私たちは、私たちを造ってくださった神様を心から礼拝することによって、本当の自分を取り戻し、豊かな安らぎと休息が与えられるのです。
私たちは、この日を体を休めるだけなく、神様の前に出て、心を休ませます。
一週間、神様が守ってくださったことに、心からの感謝をささげます。そして、神様の御言葉に静かに耳を傾けます。
すると、神様がどんなに自分のことを愛してくださっているかが分かり、次の一週間に向かって新しい力が湧いてくるのです。それが、神様が私たちに与えてくださる祝福です。神様は、私たちを祝福しようと、待っておられるのです。
使徒ヨハネにはたくさんの伝説がありますが、その中にこのような話があります。
愛の人ヨハネと呼ばれた十二弟子の一人のヨハネは、晩年子供たちを大切にし、愛したようです。

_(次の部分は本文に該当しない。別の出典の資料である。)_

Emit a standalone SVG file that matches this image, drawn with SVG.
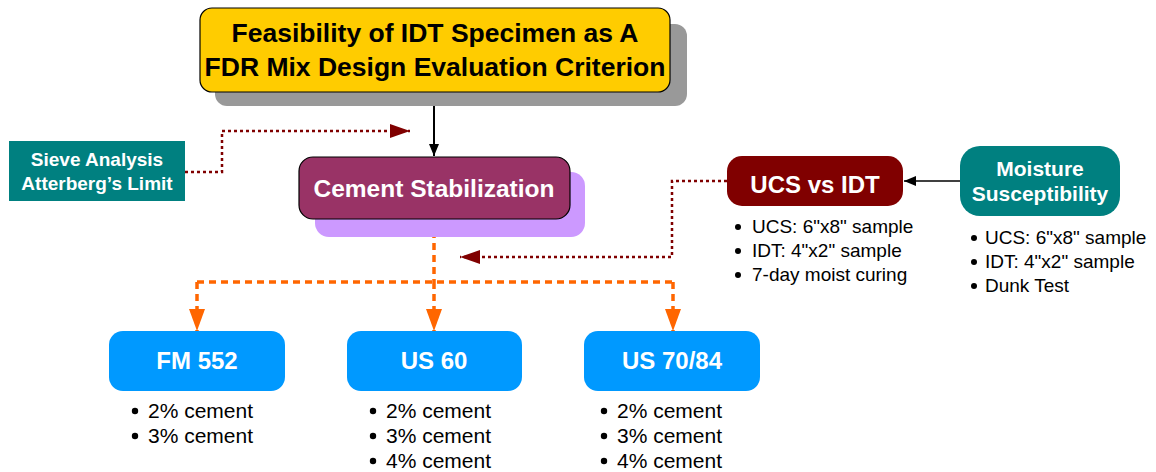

ある日、ヨハネが、聖日に子供たちを相手に遊んでいました。すると、それを見ていたある訪問者が、「キリストの使徒たる者が、聖日にそのようなことをしていて良いのですか。」とヨハネに言いました。すると、ヨハネはとんだ邪魔者が入ってきたと言うような顔をしてこういったそうです。
「王の手にある弓でも、時々つるをはずさなければ、弾力を失って役に立たなくなってしうものです。同じように、人も時々その張りつめた気をゆるめて、無邪気に安息する必要があるのです。」
どうか、安息日に、主と豊かな交わりをして、たくさんの祝福をいただいてください。そして、神様からの安息をいただいて、一週間の歩みへと遣わされて下さい。
安息日が、そのような安息の日、祝福の日であることを心から祈ります。
ウィリアム・ブースは、安息日の守り方についてこのように語っています。
第一、その日は自ら不必要な仕事を休み、他人にも同じように休ませること
第二、その日には、公においても、私的においても、礼拝に時を用いること
第三、その日には、特に他人に親切を行うことに心がけ、兄弟姉妹の霊と肉のために心 を尽くすこと
このようにして、神様を愛し、人を愛して、安息日を過ごすことを主は願っておられます。
聖日は、主が定められた日です。神様のもとで肉体的にも霊的にも豊かな安らぎをいただきましょう。
また、私たちを造り、私たちを救ってくださった神様に心からの礼拝を献げましょう。 そして、神様からの愛に満たされて、私たちの隣人を愛し、仕える者とさせていただきましょう。